Financial sector lobbying plays an outsized role in tilting policy away from risk-and-loss-sharing arrangements and towards an alchemy of blood from turnips.

But it didn’t have to be this way. Banks, after all, are not only creditors. They are also the economy’s biggest debtors. In theory, bank loyalties ought to be mixed. On the one hand, banks prefer deflationary, zero-forgiveness tight-money policies, to maximize the real value of their assets and of the lending spread from which they draw profits and bonuses. On the other hand, troubled banks are very happy to support loose money and expansionary policy, even at risk of inflation. For bank managers and shareholders, it is bad to have the value of past loans eroded by inflation. But it is much worse to lose their franchises entirely, to have their wealth, prestige, and freedom put at risk in the aftermath of an explicit bank failure. When banks are in trouble, they are perfectly happy to support all manner of expansionary policy, as long as short-term interest rates are kept low. Even a broad-based inflation helps troubled banks twice over, by increasing borrowers incomes and by steepening the yield curve. Increased incomes ensure that loans will be repaid in nominal terms, preventing insolvency due to credit losses. A steep yield curve permits banks to recapitalize themselves via maturity transformation, using deposits to purchase Treasury notes while the central bank promises to hold short rates low for a few years.

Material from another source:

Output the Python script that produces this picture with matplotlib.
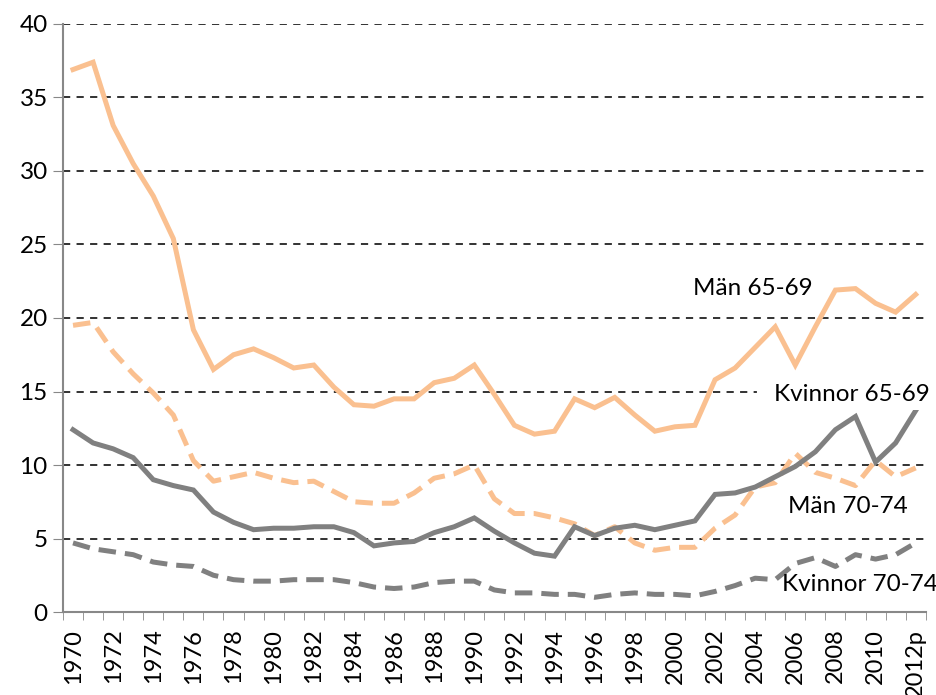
import matplotlib.pyplot as plt
import numpy as np

plt.rcParams['font.family'] = ['Lato', 'DejaVu Sans']

years = [str(y) for y in range(1970, 2012)] + ['2012p']

man_65_69 = [36.9, 37.4, 33.1, 30.5, 28.3, 25.4, 19.2, 16.5, 17.5, 17.9, 17.3,
             16.6, 16.8, 15.3, 14.1, 14.0, 14.5, 14.5, 15.6, 15.9, 16.8, 14.8,
             12.7, 12.1, 12.3, 14.5, 13.9, 14.6, 13.4, 12.3, 12.6, 12.7, 15.8,
             16.6, 18.0, 19.4, 16.8, 19.4, 21.9, 22.0, 21.0, 20.4, 21.6]
man_70_74 = [19.5, 19.7, 17.7, 16.2, 14.9, 13.4, 10.3, 8.9, 9.2, 9.5, 9.1,
             8.8, 8.9, 8.2, 7.5, 7.4, 7.4, 8.1, 9.1, 9.4, 10.0, 7.7,
             6.7, 6.7, 6.4, 6.0, 5.2, 5.8, 4.7, 4.2, 4.4, 4.4, 5.7,
             6.6, 8.5, 8.8, 10.8, 9.5, 9.1, 8.6, 10.3, 9.2, 9.8]
kv_65_69 = [12.4, 11.5, 11.1, 10.5, 9.0, 8.6, 8.3, 6.8, 6.1, 5.6, 5.7,
            5.7, 5.8, 5.8, 5.4, 4.5, 4.7, 4.8, 5.4, 5.8, 6.4, 5.5,
            4.7, 4.0, 3.8, 5.8, 5.2, 5.7, 5.9, 5.6, 5.9, 6.2, 8.0,
            8.1, 8.5, 9.2, 9.9, 10.9, 12.4, 13.3, 10.2, 11.5, 13.7]
kv_70_74 = [4.7, 4.3, 4.1, 3.9, 3.4, 3.2, 3.1, 2.5, 2.2, 2.1, 2.1,
            2.2, 2.2, 2.2, 2.0, 1.7, 1.6, 1.7, 2.0, 2.1, 2.1, 1.5,
            1.3, 1.3, 1.2, 1.2, 1.0, 1.2, 1.3, 1.2, 1.2, 1.1, 1.4,
            1.8, 2.3, 2.2, 3.3, 3.7, 3.1, 3.9, 3.6, 3.9, 4.7]

orange = '#FAC090'
grey = '#808080'

fig = plt.figure(figsize=(9.36, 6.95), dpi=100)
ax = fig.add_axes([0.0673, 0.1194, 0.9217, 0.8461])

x = np.arange(len(years))
lw = 3.6
ax.plot(x, man_65_69, color=orange, lw=lw, solid_joinstyle='miter', zorder=3)
ax.plot(x, man_70_74, color=orange, lw=lw, ls=(0, (3.5, 1.8)), zorder=3)
ax.plot(x, kv_65_69, color=grey, lw=lw, solid_joinstyle='miter', zorder=3)
ax.plot(x, kv_70_74, color=grey, lw=lw, ls=(0, (3.5, 1.8)), zorder=3)

ax.set_xlim(-0.5, len(years) - 0.5)
ax.set_ylim(0, 40)
ax.set_yticks(np.arange(0, 41, 5))
ax.tick_params(axis='y', labelsize=17.5, length=7, color='#888888', pad=4)

ax.set_xticks(x[::2])
ax.set_xticklabels(years[::2], rotation=90, fontsize=17)
ax.set_xticks(np.arange(-0.5, len(years), 1), minor=True)
ax.tick_params(axis='x', which='major', length=0, pad=12)
ax.tick_params(axis='x', which='minor', length=6, color='#888888')

for y in range(5, 41, 5):
    ax.axhline(y, color='#222222', lw=1.3, ls=(0, (4, 3.5)), zorder=1)

for side in ['top', 'right']:
    ax.spines[side].set_visible(False)
for side in ['left', 'bottom']:
    ax.spines[side].set_color('#888888')
    ax.spines[side].set_linewidth(1.5)

fs = 17.5
ax.text(33.9, 22.0, 'Män 65-69', fontsize=fs, ha='center', va='center', zorder=4)
ax.text(42.7, 14.8, 'Kvinnor 65-69', fontsize=fs, ha='right', va='center', zorder=4,
        bbox=dict(facecolor='white', edgecolor='none', boxstyle='square,pad=0.2'))
ax.text(38.6, 7.2, 'Män 70-74', fontsize=fs, ha='center', va='center', zorder=4)
ax.text(39.2, 1.9, 'Kvinnor 70-74', fontsize=fs, ha='center', va='center', zorder=4)
# label box in the source also hides the grid line left of the text
ax.plot([34.2, 42.5], [15, 15], color='white', lw=3, zorder=2)

plt.savefig('out.png', dpi=100)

But banks’ interests are aligned with those of debtors only to the degree that banks, like debtors, are at risk of real insolvency. When we committed to a policy of “no more Lehmans”, when we made clear via TARP and TGLP and the Fed’s alphabet soup that big banks would have funding on demand and on easy terms, when we modified accounting standards to eliminate the risk that bad loans on the books would translate to failures, when we funded their recapitalization on the sly, we changed banks. We transformed them from nervous debtors into pure rentiers, who see a lot more upside in squeezing borrowers than in eliminating a crippling debt overhang. And since banks are, shall we say, not entirely disenfranchised among policymakers, we increased the difficulty of making policy that includes accommodations between creditors and debtors, accommodations that permit the economy to move forward rather than stare back over its shoulder, nervously and greedily, at a gigantic pile of old debt.

Our problem is not that our banks are still weak, our financial system too fragile. Our problem is that we have made our banks strong and cocky, so they needn’t care about abstractions like lives disrupted, production foregone, human capacities undeveloped. We’d have better policy if banks themselves were at risk of foreclosure when Joe Sixpack still can’t find a job. We should work to put them in that position.